In fact, Afghanistan’s Taliban could’ve have been the main opposition against the pipeline. The pipeline will go through Taliban-controlled areas, and the revenues from gas transit will go to the Afghan government. Yet, the opposition to the TAPI from the Taliban has never formed. It is very likely that Taliban will expect payments for the transit of the gas from Taliban-controlled areas, and as insurance money for not disrupting the flow of gas. Official statements made by the Taliban demonstrate their support for the project. Moreover Pakistan—as a party to the TAPI pipeline—has more than enough power to influence the Taliban’s decisions. Nevertheless, there have already been doubts about the Taliban’s motivation for supporting the pipeline.
From the potentially most vocal opposition—Afghanistan’s Taliban—a decision to accept the laying of the pipes is close to a security guarantee. The Taliban is known for attacking important buildings and infrastructure in Afghanistan as a way to attack the central government. The current relationship between the Taliban and Afghanistan’s government is strained to say the least. The developing Taliban-USA peace deal should be a further incentive to not sabotage the operations of the TAPI.
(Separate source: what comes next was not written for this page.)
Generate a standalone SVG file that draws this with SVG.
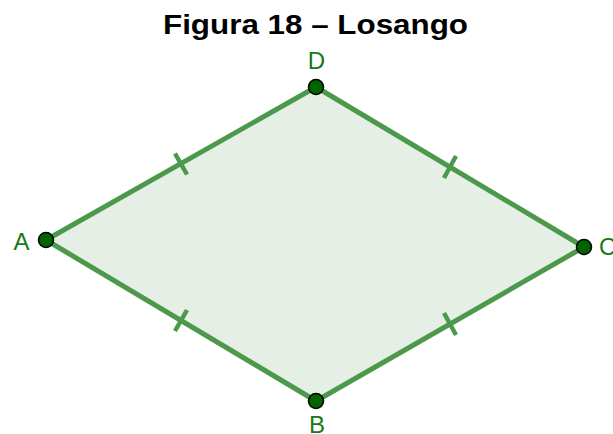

Insurgent Concerns In Turkmenistan And Pakistan
The presence of militant groups in the four countries also can compromise the security state of the pipeline. Multiple insurgent groups operate in Pakistani and Indian regions which the TAPI pipeline will go through. Nonetheless, they could become less of threat through decreasing poverty and increasing economic growth in the region. This could indeed be the case, since poverty has been confirmed to be the primary cause for terrorism in the region.
Returning Turkmen militants from Syria could become the most serious problem. Limited response capabilities of the country’s security services and porous borders, have been found to be some of the most serious security problems facing the country and region as they plot to organize attacks. However, the TAPI is a very much needed step for export destination diversification for Turkmenistan’s government. Turkmenistan’s difficult economic state —with gas being the main export of the country—will push the Turkmen government to put the security of the pipeline first, especially, when it contributes to the diversification of gas export destinations.
External militarized groups and neighboring sovereign states are the least likely security challenges. Attacks from foreign terrorists in the four countries aren’t common, even if that threat is growing. Although some of the four states have strained relationships with their neighbors—such as India’s relationship with China—they are not at the level of sabotage and incursion. Far more conflict potential lies in intra-TAPI relations, rather than with countries not party to the TAPI.
Ensuring Infrastructure Security
The security challenges will have similar impacts on the four countries of the TAPI. For all four countries the security challenges will increase the attention that is needed in terms of ensuring infrastructure security. They won’t present new threats, but will require additional resources—particularly in Afghanistan. Organizing additional military presences and security measures near the pipeline could become a challenge to the country, considering its military is already engaged in a conflict with the Taliban and armed insurgent groups.
Security challenges affecting the TAPI pipeline are almost inevitable. Even if they are inevitable, however, the benefits the pipeline has brought and will bring should reduce their impact and are a cause for optimism.